A common, but yet often over-diagnosed cause of ear problems in cats is the presence of ear mites. While common in outdoor cats, young kittens or cats from unclean environments and/or shelter situations, the incidence of ear mites in adult indoor cats is very low, and often over-diagnosed by both veterinarians and animal guardians. Adult cats more typically have secondary bacterial or yeast infections, often from underlying allergies.
What are ear mites?
Ear mites are tiny spider-like mites which may potentially colonize the ear canals of cats, as well as other areas on the skin and hair coat for a short period of time. Ear mites seem to thrive in warm, moist areas of the body, as well as areas in the ear canals, where air flow is reduced. They will often burrow into the ears, causing irritation, inflammation and an increased waxy discharge.

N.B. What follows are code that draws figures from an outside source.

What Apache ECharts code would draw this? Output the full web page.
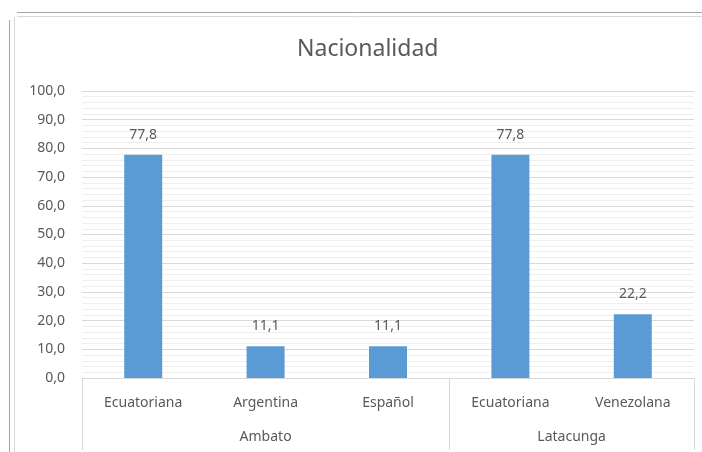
<!DOCTYPE html>
<html>
<head>
<meta charset="utf-8">
<script src="https://cdn.jsdelivr.net/npm/echarts@6/dist/echarts.min.js"></script>
<style>
  html, body { margin: 0; padding: 0; background: #fff; }
  #main { width: 702px; height: 452px; }
</style>
</head>
<body>
<div id="main"></div>
<script>
// datos del gráfico
var categories = ['Ecuatoriana', 'Argentina', 'Español', 'Ecuatoriana', 'Venezolana'];
var values = [77.8, 11.1, 11.1, 77.8, 22.2];
var groups = ['Ambato', 'Latacunga'];
var groupSizes = [3, 2];
var yTicks = [0, 10, 20, 30, 40, 50, 60, 70, 80, 90, 100];

// límites y centros de los grupos (en unidades de categoría)
var groupEdges = [0];
var groupCenters = [];
groupSizes.forEach(function (n, i) {
    var start = groupEdges[i];
    groupEdges.push(start + n);
    groupCenters.push(start + n / 2);
});

var font = 'Noto Sans, Liberation Sans, sans-serif';
var txt = '#595959';

var myChart = echarts.init(document.getElementById('main'));

var option = {
    backgroundColor: '#fff',
    animation: false,
    title: {
        text: 'Nacionalidad',
        left: 292,
        top: 33,
        textStyle: { color: txt, fontSize: 23, fontWeight: 'normal', fontFamily: font }
    },
    grid: { left: 82, right: 8, top: 91, bottom: 74 },
    graphic: [
        { type: 'line', shape: { x1: 17, y1: 12.5, x2: 702, y2: 12.5 }, style: { stroke: '#a6a6a6', lineWidth: 1 } },
        { type: 'line', shape: { x1: 17, y1: 16.5, x2: 702, y2: 16.5 }, style: { stroke: '#d9d9d9', lineWidth: 1 } },
        { type: 'line', shape: { x1: 9.5, y1: 20, x2: 9.5, y2: 452 }, style: { stroke: '#a6a6a6', lineWidth: 1 } },
        { type: 'line', shape: { x1: 14.5, y1: 17, x2: 14.5, y2: 452 }, style: { stroke: '#d9d9d9', lineWidth: 1 } }
    ],
    xAxis: [
        {
            type: 'category',
            data: categories,
            axisLine: { lineStyle: { color: '#d9d9d9' } },
            axisTick: { show: false },
            axisLabel: { color: txt, fontSize: 14, fontFamily: font, margin: 18, interval: 0 }
        },
        {
            type: 'value',
            position: 'bottom',
            min: 0,
            max: categories.length,
            axisLine: { show: false },
            splitLine: { show: false },
            axisTick: {
                show: true,
                customValues: groupEdges,
                length: 72,
                lineStyle: { color: '#d9d9d9' }
            },
            axisLabel: {
                customValues: groupCenters,
                color: txt,
                fontSize: 14,
                fontFamily: font,
                margin: 52,
                formatter: function (v) {
                    return groups[groupCenters.indexOf(v)] || '';
                }
            }
        }
    ],
    yAxis: {
        type: 'value',
        min: yTicks[0],
        max: yTicks[yTicks.length - 1],
        interval: 10,
        axisLine: { show: false },
        axisTick: { show: false },
        axisLabel: {
            color: txt,
            fontSize: 14,
            fontFamily: font,
            margin: 17,
            formatter: function (v) { return v.toFixed(1).replace('.', ','); }
        },
        splitLine: { lineStyle: { color: '#d9d9d9' } },
        minorTick: { show: false, splitNumber: 5 },
        minorSplitLine: { show: true, lineStyle: { color: '#efefef' } }
    },
    series: [{
        type: 'bar',
        data: values,
        barWidth: 38,
        itemStyle: { color: '#5b9bd5' },
        label: {
            show: true,
            position: 'top',
            distance: 13,
            color: txt,
            fontSize: 14,
            fontFamily: font,
            formatter: function (p) { return p.value.toFixed(1).replace('.', ','); }
        }
    }]
};

myChart.setOption(option);
</script>
</body>
</html>
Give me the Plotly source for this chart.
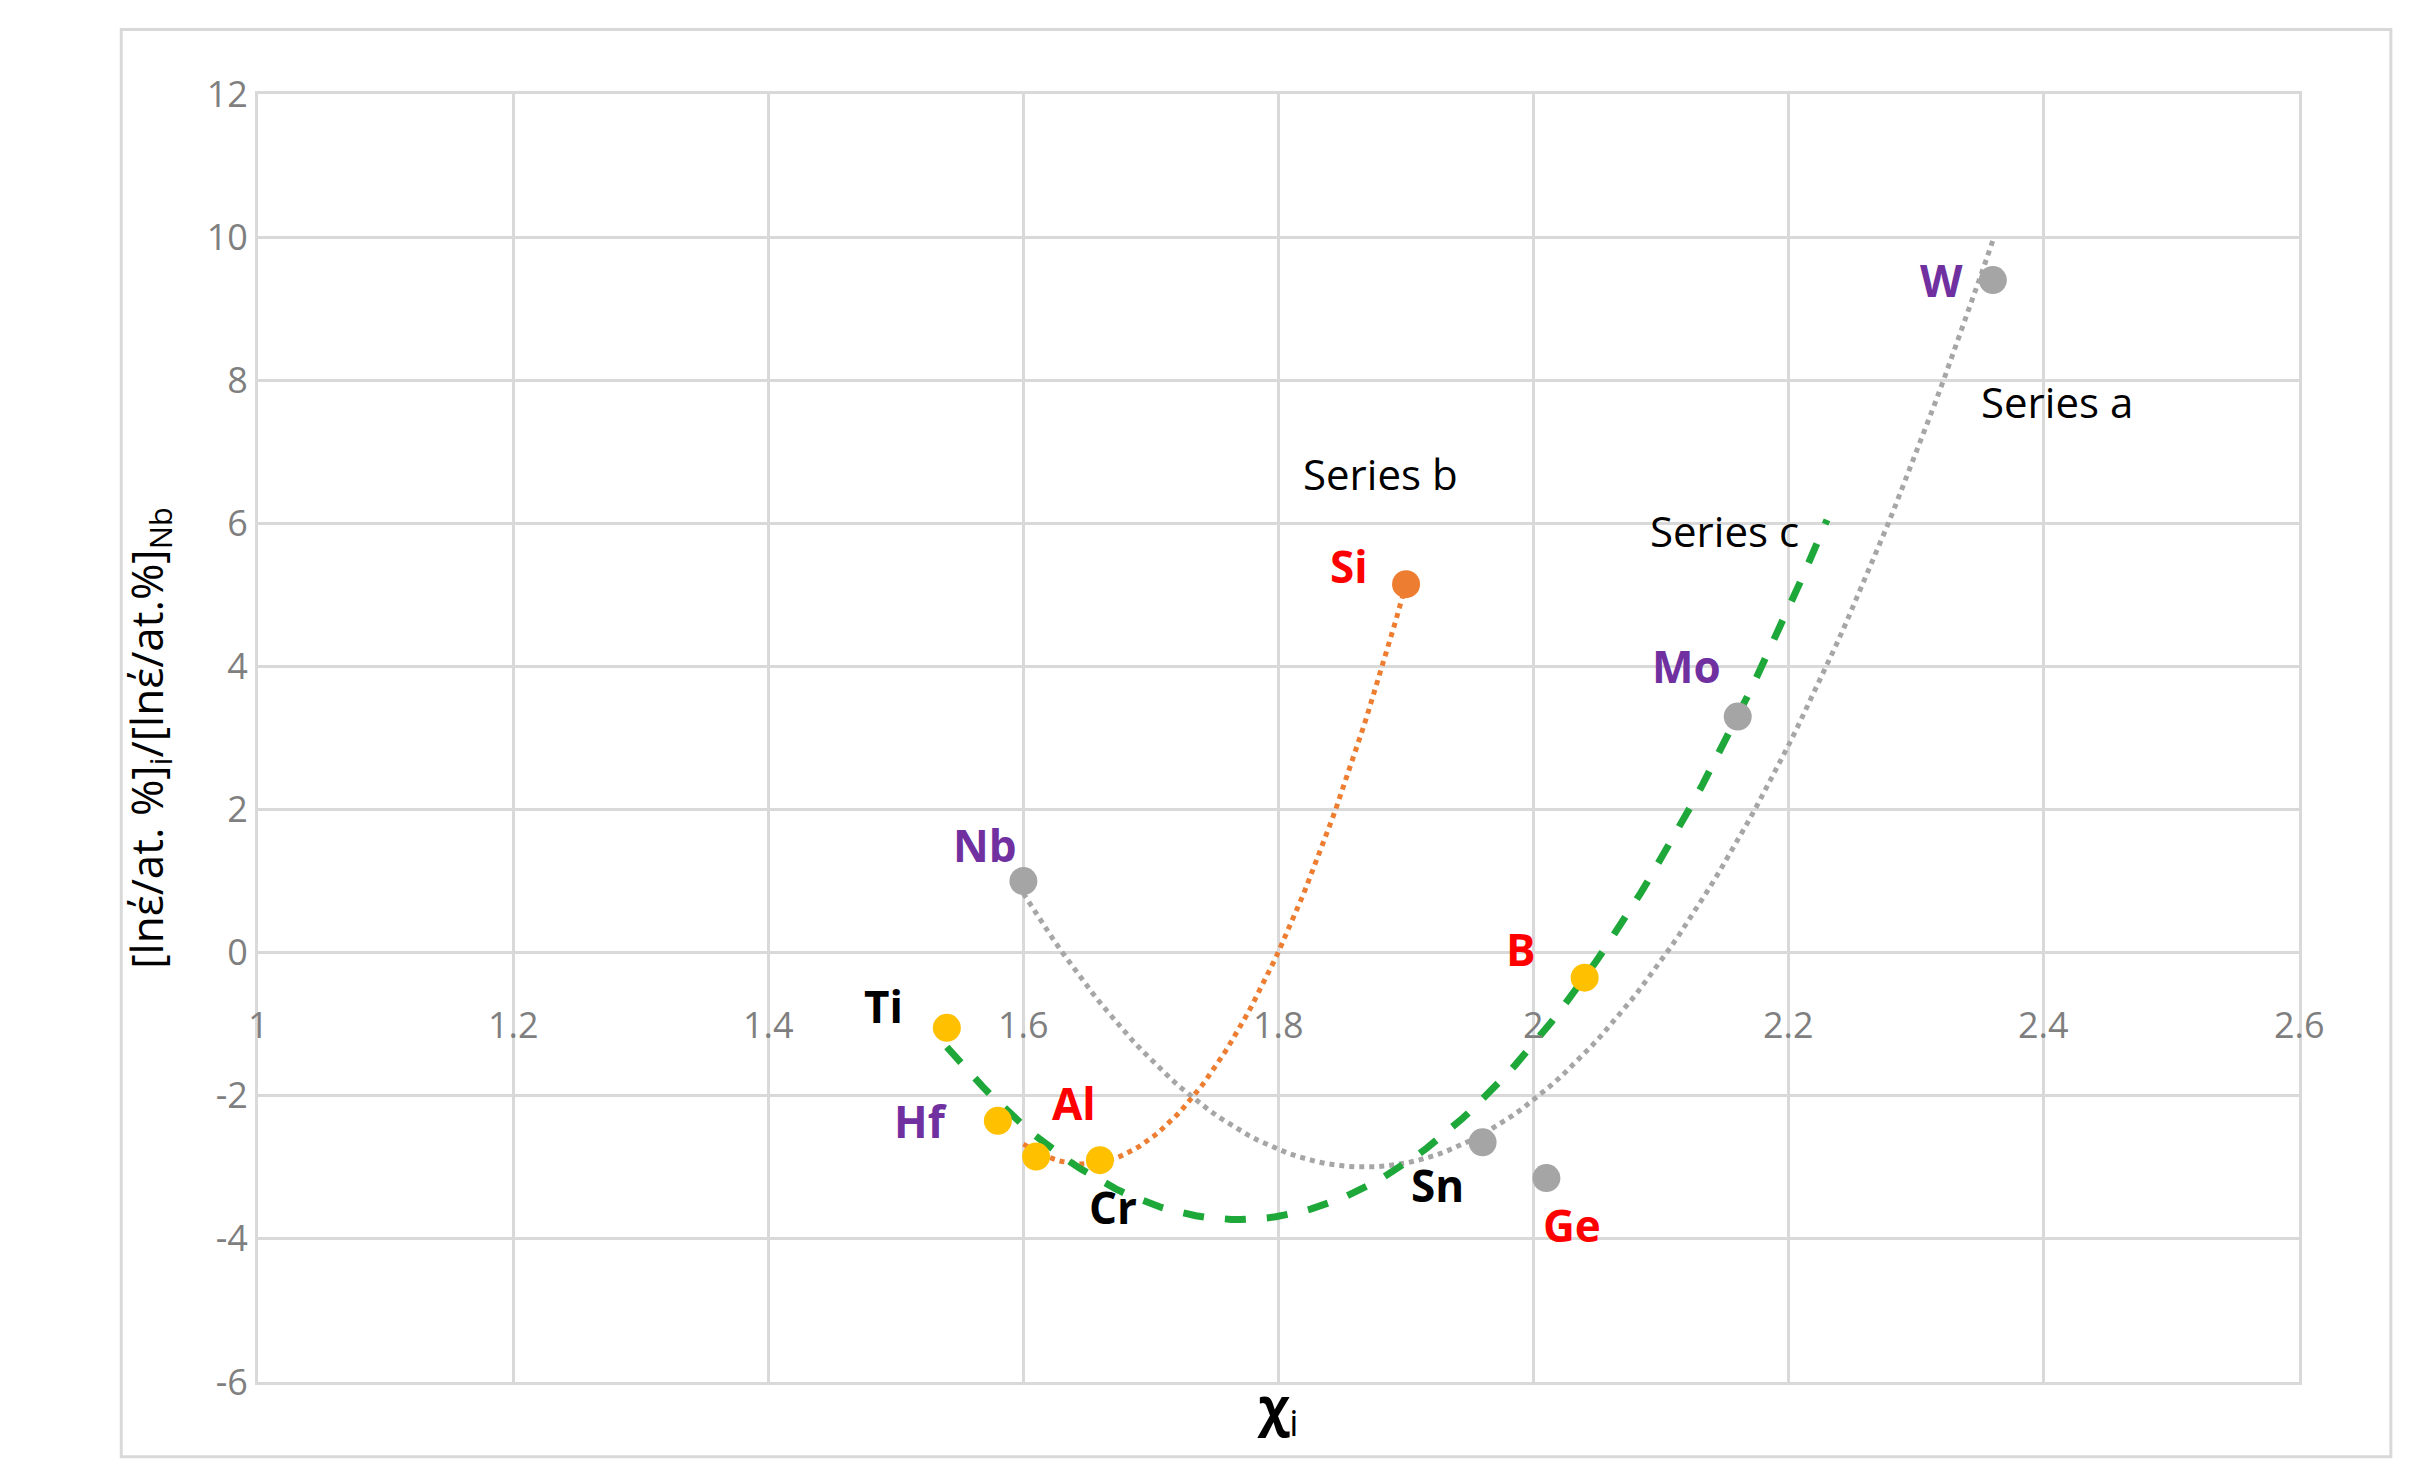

What are the symptoms of ear mites?
Affected pets may shake their heads, or itch at their ears, which may be painful, in addition to having a foul odor. Some animals will scratch their ears very intensely causing secondary scabbing and bleeding of the ear flaps. Some cats may experience secondary bacterial and/or yeast infections. Animal guardians will often notice the appearance of a black or darkish brown debris in the ear canals which resembles coffee grounds in the ears of affected cats.
Are ear mites contagious?
While ear mites are not typically contagious to humans, they are contagious to other cats and/or dogs in the immediate environment. Diagnosis of ear mites typically requires veterinary exam with an instrument known as an otoscope, as well as microscopic evaluation of the discharge, which typically reveals the mites.
How are ear mites treated?
Over the years there have been many products marketed which are effective in killing ear mites. Early in my veterinary career, many veterinarians used the topical medicine Tresaderm which, while effective, would take several weeks of twice daily application to completely kill the ear mites. More recently there have been new products developed including topical Acarexx, or milbemite, which are immediately effective after one application. Probably my favorite product in killing ear mites today is topical Revolution, which is not only effective in preventing fleas and/or heartworms, but also certain parasites such as ear mites in cats. Advantage Multi is another topical prescription product which is also effective against mites. Finally, topical pyrethrins, such as Eradimite is an economical and effective choice in treating and controlling ear mite infestations. It is important to treat all animals in a single household, even if the problem is diagnosed in only one animal.